11 September 2000 00:00 [Source: ICB Americas]Trade groups representing ethanol producers and corn growers are urging Environmental Protection Agency to deny California's request for a waiver from the federal reformulated gasoline (RFG) oxygenate requirement.
In April 1999, California asked to be excused from the Clean Air Act requirement that RFG contain at least 2 percent oxygen by weight because of concerns over methyl tertiary butyl ether (MTBE) contamination in groundwater.
State officials also fear that ethanol, which in the US is primarily made from corn, might not be an adequate replacement.
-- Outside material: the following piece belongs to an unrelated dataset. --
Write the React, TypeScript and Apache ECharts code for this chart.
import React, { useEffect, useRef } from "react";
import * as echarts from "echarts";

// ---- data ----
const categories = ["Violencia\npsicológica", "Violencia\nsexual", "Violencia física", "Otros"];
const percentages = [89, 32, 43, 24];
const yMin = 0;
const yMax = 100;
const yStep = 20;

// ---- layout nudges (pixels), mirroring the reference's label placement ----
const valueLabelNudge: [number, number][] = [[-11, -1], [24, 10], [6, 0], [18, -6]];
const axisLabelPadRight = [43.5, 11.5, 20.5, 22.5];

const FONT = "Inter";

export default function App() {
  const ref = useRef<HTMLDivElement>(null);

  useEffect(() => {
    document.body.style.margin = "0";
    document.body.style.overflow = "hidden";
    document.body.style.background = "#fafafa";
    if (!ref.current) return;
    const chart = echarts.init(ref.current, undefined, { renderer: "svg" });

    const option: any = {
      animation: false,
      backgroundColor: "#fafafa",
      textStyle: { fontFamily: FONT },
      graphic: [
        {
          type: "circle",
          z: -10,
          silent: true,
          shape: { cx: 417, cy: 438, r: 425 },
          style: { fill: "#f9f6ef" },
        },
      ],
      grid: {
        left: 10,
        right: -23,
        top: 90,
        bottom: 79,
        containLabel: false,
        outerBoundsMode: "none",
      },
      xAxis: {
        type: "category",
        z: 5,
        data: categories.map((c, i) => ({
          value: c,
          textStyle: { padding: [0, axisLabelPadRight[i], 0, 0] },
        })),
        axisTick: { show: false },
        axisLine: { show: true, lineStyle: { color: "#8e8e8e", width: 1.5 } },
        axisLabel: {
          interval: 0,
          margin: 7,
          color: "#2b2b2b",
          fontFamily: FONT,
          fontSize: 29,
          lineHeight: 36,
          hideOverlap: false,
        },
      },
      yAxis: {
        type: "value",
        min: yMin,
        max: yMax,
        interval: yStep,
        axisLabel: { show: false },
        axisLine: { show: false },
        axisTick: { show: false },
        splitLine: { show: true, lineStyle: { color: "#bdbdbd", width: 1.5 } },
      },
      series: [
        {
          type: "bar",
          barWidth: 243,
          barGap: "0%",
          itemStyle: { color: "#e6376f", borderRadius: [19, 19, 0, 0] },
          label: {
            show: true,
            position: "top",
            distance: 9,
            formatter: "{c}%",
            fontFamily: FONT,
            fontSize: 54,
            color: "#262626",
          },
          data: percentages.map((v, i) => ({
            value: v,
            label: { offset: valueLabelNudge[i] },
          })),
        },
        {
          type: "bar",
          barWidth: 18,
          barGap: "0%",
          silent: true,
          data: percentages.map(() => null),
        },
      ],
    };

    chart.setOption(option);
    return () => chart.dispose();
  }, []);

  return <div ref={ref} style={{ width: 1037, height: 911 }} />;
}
They want refiners to have the flexibility to make RFG without using MTBE, ethanol or any other oxygenated additive.
But in a letter to EPA assistant administrator Robert Perciasepe, the Renewable Fuels Association (RFA) and the National Corn Growers Association (NCGA) say the agency should deny the waiver request because of new technical data demonstrating the air quality benefits of oxygenates.
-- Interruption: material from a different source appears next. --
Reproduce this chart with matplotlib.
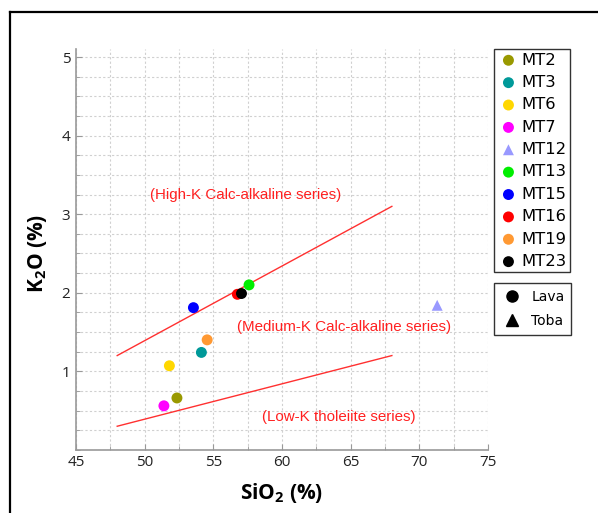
import matplotlib
matplotlib.use("Agg")
import matplotlib.pyplot as plt
from matplotlib.lines import Line2D
from matplotlib.ticker import MultipleLocator

# --- data ------------------------------------------------------------------
samples = ["MT2", "MT3", "MT6", "MT7", "MT12", "MT13", "MT15", "MT16", "MT19", "MT23"]
sio2 = [52.35, 54.13, 51.8, 51.4, 71.3, 57.6, 53.55, 56.75, 54.55, 57.05]
k2o = [0.66, 1.24, 1.07, 0.56, 1.84, 2.10, 1.81, 1.98, 1.40, 1.99]
rock = ["Lava", "Lava", "Lava", "Lava", "Toba", "Lava", "Lava", "Lava", "Lava", "Lava"]
colors = ["#999900", "#009999", "#ffd700", "#ff00ff", "#9999ff",
          "#00ee00", "#0000ff", "#ff0000", "#ff9933", "#000000"]

# Peccerillo & Taylor series boundaries
high_med_x = [48, 68]
high_med_y = [1.2, 3.1]
med_low_x = [48, 68]
med_low_y = [0.3, 1.2]

series_labels = ["(High-K Calc-alkaline series)",
                 "(Medium-K Calc-alkaline series)",
                 "(Low-K tholeiite series)"]
series_pos = [(50.4, 3.24), (56.73, 1.56), (58.55, 0.42)]

markers = {"Lava": "o", "Toba": "^"}

plt.rcParams["mathtext.default"] = "regular"
TICKFONT = ["Open Sans", "DejaVu Sans"]

fig = plt.figure(figsize=(5.98, 5.13), dpi=100)
ax = fig.add_axes([76 / 598, 1 - 449.8 / 513, 412 / 598, 400.5 / 513])

# boundary lines + series names
ax.plot(high_med_x, high_med_y, color="#ff3030", lw=1.0, zorder=2)
ax.plot(med_low_x, med_low_y, color="#ff3030", lw=1.0, zorder=2)
for txt, (x, y) in zip(series_labels, series_pos):
    ax.text(x, y, txt, color="#ff2020", fontsize=10.9, family="Liberation Sans",
            va="center", ha="left")

handles = []
for name, x, y, r, c in zip(samples, sio2, k2o, rock, colors):
    h = ax.scatter([x], [y], s=62, marker=markers[r], color=c,
                   edgecolors="none", label=name, zorder=3)
    handles.append(h)

ax.set_xlim(45, 75)
ax.set_ylim(0, 5.1)
ax.set_xticks(range(45, 76, 5))
ax.set_yticks([1, 2, 3, 4, 5])
ax.xaxis.set_minor_locator(MultipleLocator(2.5))
ax.yaxis.set_minor_locator(MultipleLocator(0.25))
ax.grid(True, which="both", color="#d0d0d0", lw=0.8, ls=(0, (2, 2)), zorder=0)
ax.set_axisbelow(True)

for s in ("top", "right"):
    ax.spines[s].set_visible(False)
for s in ("left", "bottom"):
    ax.spines[s].set_color("#999999")
    ax.spines[s].set_linewidth(1.2)
ax.tick_params(which="major", direction="in", length=4, color="#999999",
               labelsize=11, labelcolor="#222222", pad=4)
ax.tick_params(which="minor", direction="in", length=3, color="#999999")
for lab in ax.get_xticklabels() + ax.get_yticklabels():
    lab.set_family(TICKFONT)

ax.set_xlabel("SiO$_2$ (%)", fontsize=15, fontweight="bold", family=TICKFONT)
ax.set_ylabel("K$_2$O (%)", fontsize=15, fontweight="bold", family=TICKFONT)
ax.xaxis.set_label_coords(0.5, -0.078)
ax.yaxis.set_label_coords(-0.066, 0.49)

# legends (samples + rock type)
leg1 = fig.legend(handles=handles, loc="upper left",
                  bbox_to_anchor=(493.7 / 598, 1 - 49.3 / 513),
                  frameon=True, fancybox=False, edgecolor="black",
                  prop={"family": "DejaVu Sans", "size": 11.8},
                  labelspacing=0.45, handletextpad=0.1, handlelength=1.4,
                  borderpad=0.2, borderaxespad=0)
leg1.get_frame().set_linewidth(1.0)

rock_handles = [Line2D([], [], ls="none", marker="o", color="black", ms=8, label="Lava"),
                Line2D([], [], ls="none", marker="^", color="black", ms=8, label="Toba")]
leg2 = fig.legend(handles=rock_handles, loc="upper left",
                  bbox_to_anchor=(493.7 / 598, 1 - 282.7 / 513),
                  frameon=True, fancybox=False, edgecolor="black",
                  prop={"family": "DejaVu Sans", "size": 10},
                  labelspacing=0.75, handletextpad=0.6, handlelength=1.6,
                  borderpad=0.5, borderaxespad=0)
leg2.get_frame().set_linewidth(1.0)

# outer frame (top and left edges only are visible in the crop)
fig.add_artist(Line2D([10 / 598, 1], [1 - 12 / 513, 1 - 12 / 513],
                      color="black", lw=1.6, transform=fig.transFigure))
fig.add_artist(Line2D([10 / 598, 10 / 598], [0, 1 - 12 / 513],
                      color="black", lw=1.6, transform=fig.transFigure))

fig.savefig("out.png", dpi=100)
"While I understand California's desire to remove MTBE from its gasoline supply as quickly as possible, the science demonstrates that oxygenates like ethanol do provide real air quality benefits that result in cleaner air for our citizens," says RFA president Eric Vaughn. "Using ethanol will maintain the air quality benefits of RFG without harming water supplies."
The groups' analysis indicates that "non-oxygenated gasoline will increase VOC (volatile organic compound) emissions while providing little if any NOx (nitrogen oxide) benefits."
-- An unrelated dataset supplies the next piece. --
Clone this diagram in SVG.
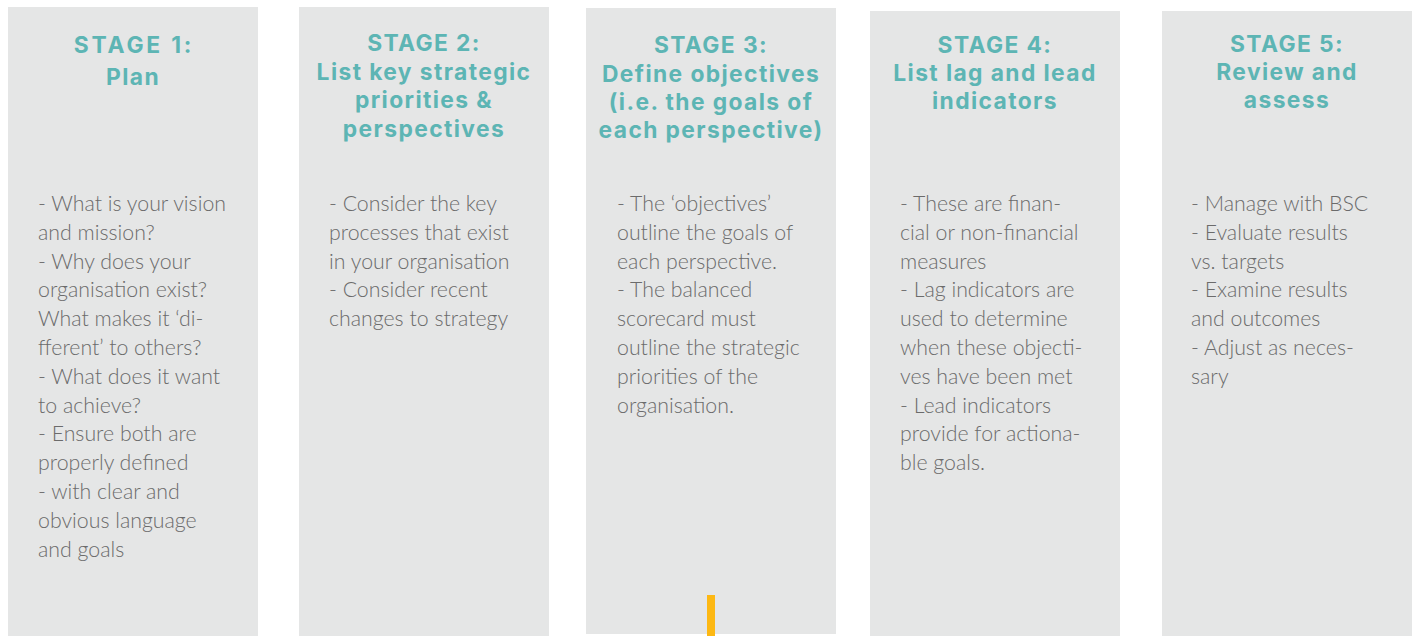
<svg xmlns="http://www.w3.org/2000/svg" width="1415" height="636" viewBox="0 0 1415 636">
  <style>
    .panel { fill: #e5e6e6; }
    .title { font-family: Inter, Roboto, "Liberation Sans", sans-serif; font-weight: 700; font-size: 22.8px; letter-spacing: 1.4px; fill: #5db5b4; text-anchor: middle; }
    .title.wide { letter-spacing: 2.8px; }
    .body { font-family: Lato, "Open Sans", "Liberation Sans", sans-serif; font-weight: 300; font-size: 21.3px; fill: #6b6b6b; }
  </style>
  <rect width="1415" height="636" fill="#ffffff"/>

  <!-- Stage 1 -->
  <g id="stage1">
    <rect class="panel" x="8" y="7" width="250" height="629"/>
    <text class="title wide" x="134" y="53">STAGE 1:</text>
    <text class="title" x="133" y="85">Plan</text>
    <text class="body" x="38" y="211">
      <tspan x="38" dy="0">- What is your vision</tspan>
      <tspan x="38" dy="28.8">and mission?</tspan>
      <tspan x="38" dy="28.8">- Why does your</tspan>
      <tspan x="38" dy="28.8">organisation exist?</tspan>
      <tspan x="38" dy="28.8">What makes it ‘di-</tspan>
      <tspan x="38" dy="28.8">fferent’ to others?</tspan>
      <tspan x="38" dy="28.8">- What does it want</tspan>
      <tspan x="38" dy="28.8">to achieve?</tspan>
      <tspan x="38" dy="28.8">- Ensure both are</tspan>
      <tspan x="38" dy="28.8">properly defined</tspan>
      <tspan x="38" dy="28.8">- with clear and</tspan>
      <tspan x="38" dy="28.8">obvious language</tspan>
      <tspan x="38" dy="28.8">and goals</tspan>
    </text>
  </g>

  <!-- Stage 2 -->
  <g id="stage2">
    <rect class="panel" x="299" y="7" width="250" height="629"/>
    <text class="title" x="424" y="51">STAGE 2:</text>
    <text class="title" x="424" y="80">List key strategic</text>
    <text class="title" x="424" y="108">priorities &amp;</text>
    <text class="title" x="424" y="137">perspectives</text>
    <text class="body" x="329" y="211">
      <tspan x="329" dy="0">- Consider the key</tspan>
      <tspan x="329" dy="28.8">processes that exist</tspan>
      <tspan x="329" dy="28.8">in your organisation</tspan>
      <tspan x="329" dy="28.8">- Consider recent</tspan>
      <tspan x="329" dy="28.8">changes to strategy</tspan>
    </text>
  </g>

  <!-- Stage 3 -->
  <g id="stage3">
    <rect class="panel" x="586" y="8" width="250" height="626"/>
    <text class="title" x="711" y="53">STAGE 3:</text>
    <text class="title" x="711" y="82">Define objectives</text>
    <text class="title" x="711" y="110">(i.e. the goals of</text>
    <text class="title" x="711" y="138">each perspective)</text>
    <text class="body" x="617" y="211">
      <tspan x="617" dy="0">- The ‘objectives’</tspan>
      <tspan x="617" dy="28.8">outline the goals of</tspan>
      <tspan x="617" dy="28.8">each perspective.</tspan>
      <tspan x="617" dy="28.8">- The balanced</tspan>
      <tspan x="617" dy="28.8">scorecard must</tspan>
      <tspan x="617" dy="28.8">outline the strategic</tspan>
      <tspan x="617" dy="28.8">priorities of the</tspan>
      <tspan x="617" dy="28.8">organisation.</tspan>
    </text>
    <!-- accent bar at the foot of the panel -->
    <rect x="707" y="595" width="8" height="41" fill="#fdb813"/>
  </g>

  <!-- Stage 4 -->
  <g id="stage4">
    <rect class="panel" x="870" y="11" width="250" height="625"/>
    <text class="title" x="995" y="53">STAGE 4:</text>
    <text class="title" x="995" y="81">List lag and lead</text>
    <text class="title" x="995" y="109">indicators</text>
    <text class="body" x="900" y="211">
      <tspan x="900" dy="0">- These are finan-</tspan>
      <tspan x="900" dy="28.8">cial or non-financial</tspan>
      <tspan x="900" dy="28.8">measures</tspan>
      <tspan x="900" dy="28.8">- Lag indicators are</tspan>
      <tspan x="900" dy="28.8">used to determine</tspan>
      <tspan x="900" dy="28.8">when these objecti-</tspan>
      <tspan x="900" dy="28.8">ves have been met</tspan>
      <tspan x="900" dy="28.8">- Lead indicators</tspan>
      <tspan x="900" dy="28.8">provide for actiona-</tspan>
      <tspan x="900" dy="28.8">ble goals.</tspan>
    </text>
  </g>

  <!-- Stage 5 -->
  <g id="stage5">
    <rect class="panel" x="1162" y="11" width="250" height="625"/>
    <text class="title" x="1287" y="52">STAGE 5:</text>
    <text class="title" x="1287" y="80">Review and</text>
    <text class="title" x="1287" y="108">assess</text>
    <text class="body" x="1191" y="211">
      <tspan x="1191" dy="0">- Manage with BSC</tspan>
      <tspan x="1191" dy="28.8">- Evaluate results</tspan>
      <tspan x="1191" dy="28.8">vs. targets</tspan>
      <tspan x="1191" dy="28.8">- Examine results</tspan>
      <tspan x="1191" dy="28.8">and outcomes</tspan>
      <tspan x="1191" dy="28.8">- Adjust as neces-</tspan>
      <tspan x="1191" dy="28.8">sary</tspan>
    </text>
  </g>

  <g id="connectors"/>
</svg>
The analysis also examines the impact of non-oxygenated gasoline on off-road emissions. It found that NOx emissions decrease slightly, but VOC emissions increase significantly. "We conclude that for all reasonable attainment plans, the increase in VOC will increase ozone."
NCGA president Lynn Jensen says: "Our analysis continues to show that removing oxygenates from gasoline will have negative environmental consequences. That is why EPA should deny this waiver and begin the transition to ethanol in California."
EPA is expected to make a decision on California's waiver request within the next few months. The agency must first complete an independent evaluation of data the state has provided in support of its petition.
Then if EPA determines that statutory conditions exist for granting a waiver, it must still hold at least a 30-day comment period before taking final action.